** Begin SUPPLIED DATA **
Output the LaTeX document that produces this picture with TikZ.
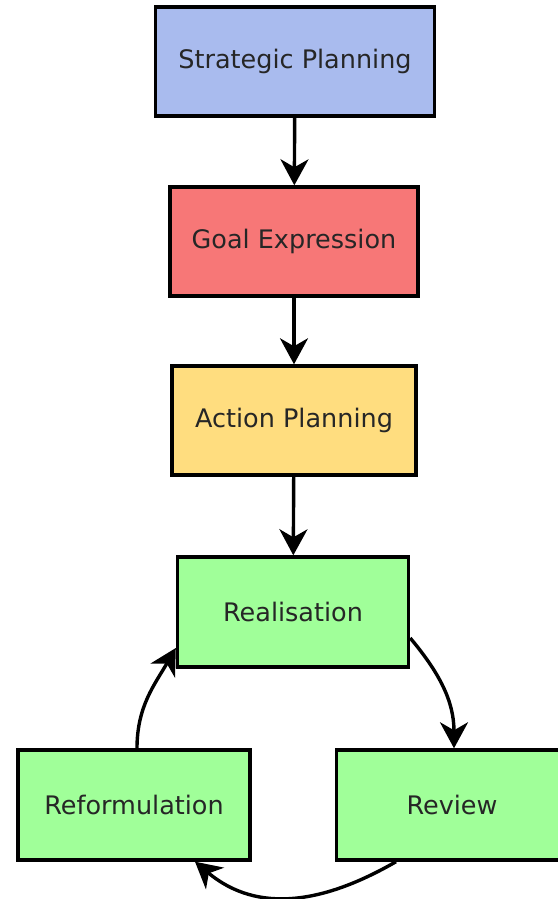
** End SUPPLIED DATA **
** Begin SUPPLIED DATA **
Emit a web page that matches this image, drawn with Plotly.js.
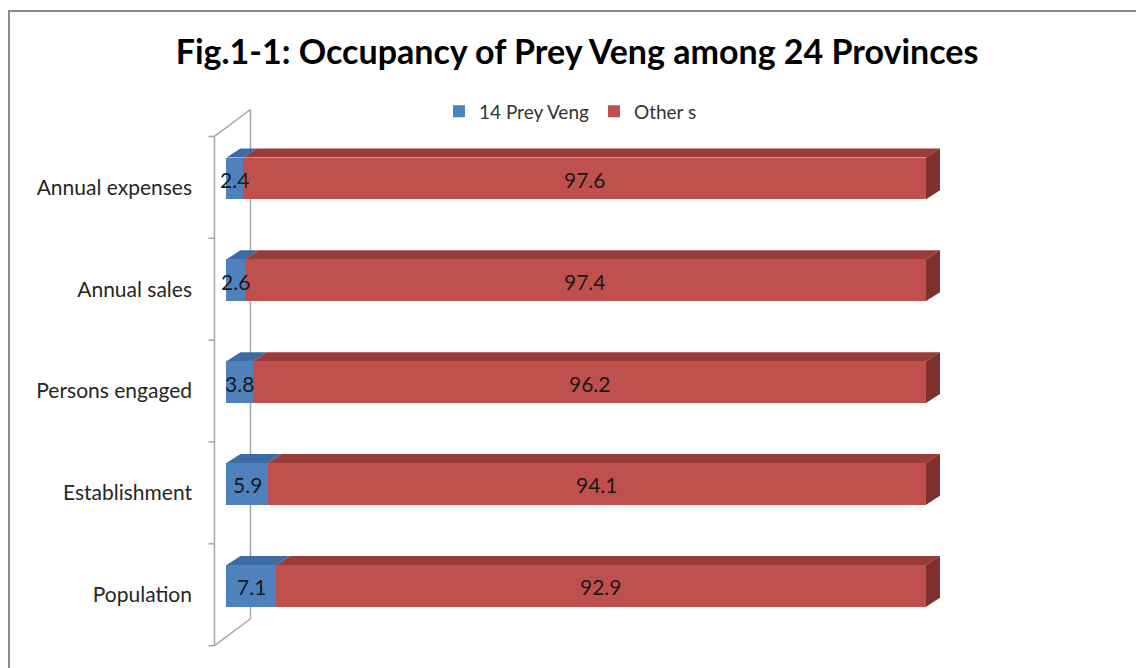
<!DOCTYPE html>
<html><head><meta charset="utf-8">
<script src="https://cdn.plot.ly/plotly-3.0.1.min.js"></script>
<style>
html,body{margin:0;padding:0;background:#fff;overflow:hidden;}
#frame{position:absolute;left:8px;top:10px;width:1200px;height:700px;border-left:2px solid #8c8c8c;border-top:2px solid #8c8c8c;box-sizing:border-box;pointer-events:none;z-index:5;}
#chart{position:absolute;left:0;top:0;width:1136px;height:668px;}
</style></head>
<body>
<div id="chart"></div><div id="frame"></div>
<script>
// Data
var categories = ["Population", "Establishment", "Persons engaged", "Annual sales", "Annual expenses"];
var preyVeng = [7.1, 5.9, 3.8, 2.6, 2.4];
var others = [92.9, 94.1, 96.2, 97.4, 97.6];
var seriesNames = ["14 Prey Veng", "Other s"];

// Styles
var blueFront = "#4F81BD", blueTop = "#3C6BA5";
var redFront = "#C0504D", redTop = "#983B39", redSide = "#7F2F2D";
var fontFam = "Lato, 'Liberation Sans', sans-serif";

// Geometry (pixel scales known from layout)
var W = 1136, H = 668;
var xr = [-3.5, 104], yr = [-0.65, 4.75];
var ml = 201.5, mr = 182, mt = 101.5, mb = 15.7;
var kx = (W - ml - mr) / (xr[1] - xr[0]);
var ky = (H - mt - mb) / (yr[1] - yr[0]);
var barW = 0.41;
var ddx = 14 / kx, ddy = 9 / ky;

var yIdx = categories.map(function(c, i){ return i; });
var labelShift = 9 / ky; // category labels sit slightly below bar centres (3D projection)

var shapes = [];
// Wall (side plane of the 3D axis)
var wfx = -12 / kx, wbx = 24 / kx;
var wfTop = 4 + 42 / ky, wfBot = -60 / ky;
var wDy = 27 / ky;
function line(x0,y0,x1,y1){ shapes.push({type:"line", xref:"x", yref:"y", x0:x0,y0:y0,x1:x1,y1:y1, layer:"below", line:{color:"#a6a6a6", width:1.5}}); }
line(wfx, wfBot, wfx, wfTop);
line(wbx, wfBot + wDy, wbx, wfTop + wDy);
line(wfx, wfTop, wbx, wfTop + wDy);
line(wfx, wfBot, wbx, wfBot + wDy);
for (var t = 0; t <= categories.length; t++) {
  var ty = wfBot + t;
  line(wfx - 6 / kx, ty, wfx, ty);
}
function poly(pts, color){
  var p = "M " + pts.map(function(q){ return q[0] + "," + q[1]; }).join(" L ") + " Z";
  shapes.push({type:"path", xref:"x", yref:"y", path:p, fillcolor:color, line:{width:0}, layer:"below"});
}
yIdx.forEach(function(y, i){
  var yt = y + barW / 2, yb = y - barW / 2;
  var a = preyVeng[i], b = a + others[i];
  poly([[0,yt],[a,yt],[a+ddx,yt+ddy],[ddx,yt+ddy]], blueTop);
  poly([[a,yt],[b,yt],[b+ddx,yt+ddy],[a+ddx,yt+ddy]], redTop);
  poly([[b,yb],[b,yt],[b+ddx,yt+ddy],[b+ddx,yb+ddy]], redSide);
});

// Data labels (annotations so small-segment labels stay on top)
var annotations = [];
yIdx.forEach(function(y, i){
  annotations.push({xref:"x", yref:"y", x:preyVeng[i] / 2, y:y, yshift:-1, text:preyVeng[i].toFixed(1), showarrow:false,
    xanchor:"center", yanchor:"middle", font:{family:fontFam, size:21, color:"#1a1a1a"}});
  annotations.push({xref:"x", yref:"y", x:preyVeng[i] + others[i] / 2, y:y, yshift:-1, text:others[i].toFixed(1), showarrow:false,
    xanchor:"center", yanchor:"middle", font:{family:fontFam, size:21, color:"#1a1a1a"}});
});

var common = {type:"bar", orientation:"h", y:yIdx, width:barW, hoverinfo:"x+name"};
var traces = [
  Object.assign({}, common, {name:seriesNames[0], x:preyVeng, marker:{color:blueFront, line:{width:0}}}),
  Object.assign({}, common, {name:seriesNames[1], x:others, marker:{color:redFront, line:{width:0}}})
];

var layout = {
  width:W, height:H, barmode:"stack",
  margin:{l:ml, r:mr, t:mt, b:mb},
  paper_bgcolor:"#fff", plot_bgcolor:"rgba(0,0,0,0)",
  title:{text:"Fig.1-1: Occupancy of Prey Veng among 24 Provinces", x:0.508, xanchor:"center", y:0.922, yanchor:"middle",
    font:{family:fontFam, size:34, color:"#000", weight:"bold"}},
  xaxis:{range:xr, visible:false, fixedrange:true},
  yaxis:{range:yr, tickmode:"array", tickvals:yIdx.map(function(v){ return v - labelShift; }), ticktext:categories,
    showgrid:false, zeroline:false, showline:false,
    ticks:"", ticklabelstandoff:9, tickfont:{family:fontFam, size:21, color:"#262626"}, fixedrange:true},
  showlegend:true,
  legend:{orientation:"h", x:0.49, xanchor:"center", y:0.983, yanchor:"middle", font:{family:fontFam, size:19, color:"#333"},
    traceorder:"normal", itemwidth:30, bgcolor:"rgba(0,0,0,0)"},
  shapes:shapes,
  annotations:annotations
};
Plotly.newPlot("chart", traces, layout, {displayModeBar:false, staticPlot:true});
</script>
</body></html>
** End SUPPLIED DATA **
**WORK REQUIRED**
Pictures excluded, give again exactly and only the lines of the material above from the line with "Emit a web page" through the line with "var labelShift = 9".

**ANSWER TO THE EXERCISE**
Emit a web page that matches this image, drawn with Plotly.js.
<!DOCTYPE html>
<html><head><meta charset="utf-8">
<script src="https://cdn.plot.ly/plotly-3.0.1.min.js"></script>
<style>
html,body{margin:0;padding:0;background:#fff;overflow:hidden;}
#frame{position:absolute;left:8px;top:10px;width:1200px;height:700px;border-left:2px solid #8c8c8c;border-top:2px solid #8c8c8c;box-sizing:border-box;pointer-events:none;z-index:5;}
#chart{position:absolute;left:0;top:0;width:1136px;height:668px;}
</style></head>
<body>
<div id="chart"></div><div id="frame"></div>
<script>
// Data
var categories = ["Population", "Establishment", "Persons engaged", "Annual sales", "Annual expenses"];
var preyVeng = [7.1, 5.9, 3.8, 2.6, 2.4];
var others = [92.9, 94.1, 96.2, 97.4, 97.6];
var seriesNames = ["14 Prey Veng", "Other s"];

// Styles
var blueFront = "#4F81BD", blueTop = "#3C6BA5";
var redFront = "#C0504D", redTop = "#983B39", redSide = "#7F2F2D";
var fontFam = "Lato, 'Liberation Sans', sans-serif";

// Geometry (pixel scales known from layout)
var W = 1136, H = 668;
var xr = [-3.5, 104], yr = [-0.65, 4.75];
var ml = 201.5, mr = 182, mt = 101.5, mb = 15.7;
var kx = (W - ml - mr) / (xr[1] - xr[0]);
var ky = (H - mt - mb) / (yr[1] - yr[0]);
var barW = 0.41;
var ddx = 14 / kx, ddy = 9 / ky;

var yIdx = categories.map(function(c, i){ return i; });
var labelShift = 9 / ky; // category labels sit slightly below bar centres (3D projection)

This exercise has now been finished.